Hace años se reunieron en Granada miles de personas para celebrar la llegada de la primavera haciendo un macrobotellón.
También se reunían miles de personas en Jerusalén el día de Pentecostés para celebrar la fiesta de la cosecha que se tenía cincuenta días después de la Pascua.
En ese día los discípulos del Señor estaban reunidos en un mismo lugar, unidos por el miedo que es lo más penoso que puede unir. Y, de repente, llegó el Amor de Dios (cfr. Primera lectura de la Misa: Hch 2, 1-11)
«Se llenaron todos de Espíritu Santo y empezaron a hablar». Se llenaron del Espíritu Santo que produce los efectos del vino y empezaron a hablar.
Así pasaron aquellos primeros cristianos del miedo y la tristeza a la ilusión, a la ilusión de la juventud y así nació la iglesia (cfr. Prefacio de la Misa).
En cambio, en el botellón de Granada algunos pasaban del punto al coma, del puntillo al coma etílico.
Hay un filósofo español que ha escrito un libro que se titula: Breve tratado sobre la ilusión.
En castellano la palabra «ilusión» tiene varios significados. Se habla de un «iluso» cuando una persona tiene ideas que no están fundadas en la realidad.
Pero también el término «ilusión» tiene una carga positiva, por eso hay cosas que llamamos «ilusionantes». Es la ilusión tan propia de los niños, los locos y los borrachos.

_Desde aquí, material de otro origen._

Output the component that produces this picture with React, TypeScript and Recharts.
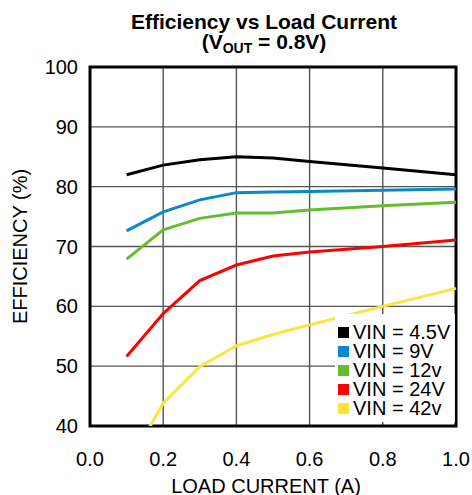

Precisamente uno de los efectos de alcohol es transformar la realidad y hacerte más expansivo. Me contaron que algunos locutores de radio, antes de salir en antena se toman un copazo, para tener así más facilidad de palabra.
Pues el Amor de Dios, el Espíritu Santo, es como el vino que enardece, ilusiona y nos hace hablar con el lenguaje que la gente entiende, el lenguaje del corazón.
«Se llenaron del Espíritu Santo y hablaron de las maravillas de Dios», nos dice el Libro de los Hechos (2, 4).
La civilización antigua creó una torre que acabó separando a los hombres de Dios, y a los hombres entre sí, porque no hablaban el mismo lenguaje.
Eso fue Babel, el orgullo que condujo a la separación. Es lo contrario de Pentecostés. Porque el Amor de Dios no tiene barreras. Nos lleva a hablar en el lenguaje que todo el mundo entiende: el lenguaje del afecto.
Pero el lenguaje es un vehículo, lo importante es el contenido. El mensaje que nosotros tenemos que transmitir es que tanto amó Dios al mundo que nos entregó a su Hijo. Esta es la maravilla de Dios (cfr. Hch 2, 11).